The group added that meat from the whales would be distributed to participants in the hunt and then given to villages on the southern island of Suðuroy, with recipients free to sell their share of the meat.
“On average, 1500 dolphins are massacred every year in the Faroe Islands, which invoke an ancestral tradition to justify this barbaric practice,” Sea Shepherd said.
Although the practice of hunting whales and dolphins has been called an annual ritual in the archipelago, the Faroese government has argued the killings take place to provide food for local communities and are fully regulated by law.
They have also said the whales are not endangered species and argued that the practice is sustainable.
“The average catch of around 800 whales a year is not considered to have a significant impact on the abundance of pilot whales, which are estimated at around 778,000,” the government said.
However, some environmental groups have strongly criticised the hunts, with the group ORCA referring to the practice as an “insane blood sport”.
Captain Paul Watson, an environmental activist and Sea Shepherd's founder, has called for a boycott of Faroese products and tourism over the hunts, which are known as the Grindadràp.
“When the Grindadràp (translated as "the murder of whales") occurs, entire pods of family units are driven onto the beaches and viciously and mercilessly slaughtered with spears, clubs and knives,” Mr Watson wrote on Facebook.
“Each and every individual is murdered, males, females, mothers and calves.”

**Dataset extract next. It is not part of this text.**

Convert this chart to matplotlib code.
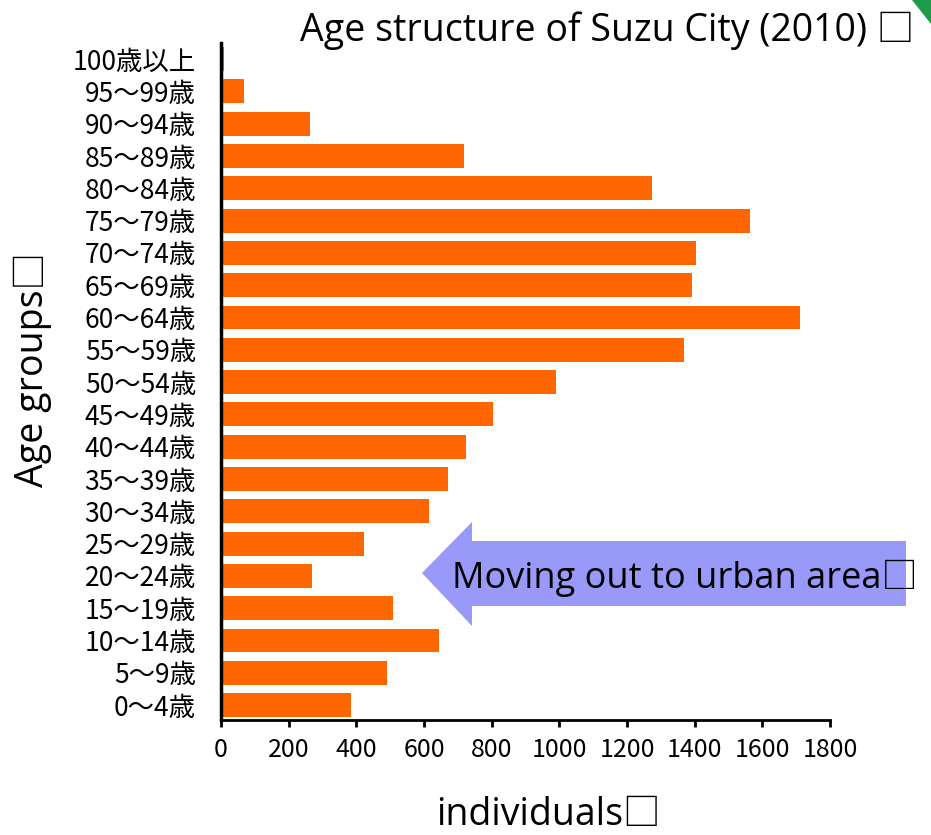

He added: “Pressure must be brought to bear wherever and whenever we can to stop this on-going massacre of entire families of innocent, intelligent, self-aware, socially complex, sentient beings.”
In a statement on last week’s killings, Sea Shepherd said it was the only organisation which had ever opposed the hunts on site.
The group said it sent a mission in 2014 to disrupt one of the hunts, which led to the passing of a local law to prohibit Sea Shepherd ships from going to the archipelago.